While the Ministry of Trade, Industry and Fisheries still explores whether there is a need for a national drone center, Andøya Space Center positions itself to become the preferred choice should politicians give a thumb’s up.
The market for launching commercial satellites is not the only growing market. The drone industry and the development of drone systems progress at a high pace and there are not many places in Europe that suited for testing.
At the very end of 2018, Andøya Space Center established a subsidiary called Norwegian Drone Center. Odd Roger Enoksen, CEO of the space center, is Chairman of the Board of the newly established drone center.
- The government has an ongoing process in which it is considering a national drone center. A part of that consideration is to potentially locate such a center at Andøya Space Center or Andøya Test Center. We, however, thought it was about high time to get started and demonstrate progress, the former MP said when the drone center was established.
Sees major opportunities
Enoksen is convinced that Norway has the opportunity to get ahead of the international competition both when it comes to the development as well as the use of drones:
- New drone centers are established several places in Europe, however, there are few or none that hold the same preconditions as we do in Norway. Therefore, we have established the Norwegian Drone Center and have an ambition to make this a gathering resource for the entire Norwegian drone industry with test facilities several places in Norway as well as a broad collaboration between companies, academia and official offices, says the ASC Director.
The Norwegian drone strategy, launched last March, states that the government will take a closer look at business financing of a national competence and test center for drones. The strategy also emphasizes the facilitating of testing and development of drones operating under demanding weather conditions.
The Ministry initially wants to map the need for a national drone center.
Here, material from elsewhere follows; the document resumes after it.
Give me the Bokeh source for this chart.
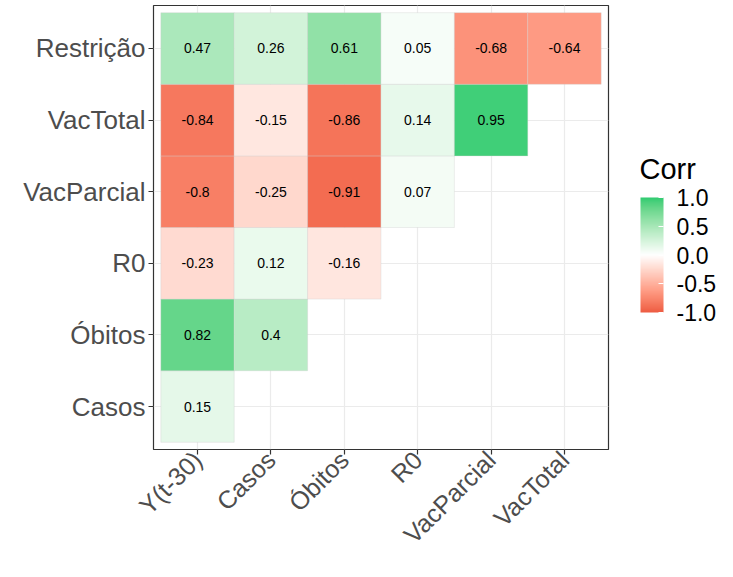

Business actors are thus invited to provide feedback to the Ministry by 1 March 2019.
- Must be industry driven
- First and foremost, we are to explore what a national drone center should be and whether or not that is something we need. it would have to be industry driven, and need driven for public sector, i.e. municipality, county and state, says Daniel Bjarmann-Simonsen (Con), State Secretary for Trade and Industry Minister Torbjørn Røe Isaksen, to High North News.
- I am amongst others to organize an input meeting, and I have invited some 20-30 participants from both the private and the public sector in order to get a solid and more thorough understanding of what the needs are, so that we get a clearer image of what we need, Bjarmann-Simonsen says.
- After that, we will have to start working out the details he says, before indicating that the results from the mapping process may be ready during the summer.
He does not believe that a decision on whether or not there will be an establishing of a national drone center will be ready until later this year.
In addition to the newly established Norwegian Drone Center at Andøya there are also a few other Norwegian stakeholders who have listed their interest in housing a future national drone center.
- Andøya has some natural advantages provided by nature, however, this also depends largely on the potential tasks of a national drone center, says the State Secretary.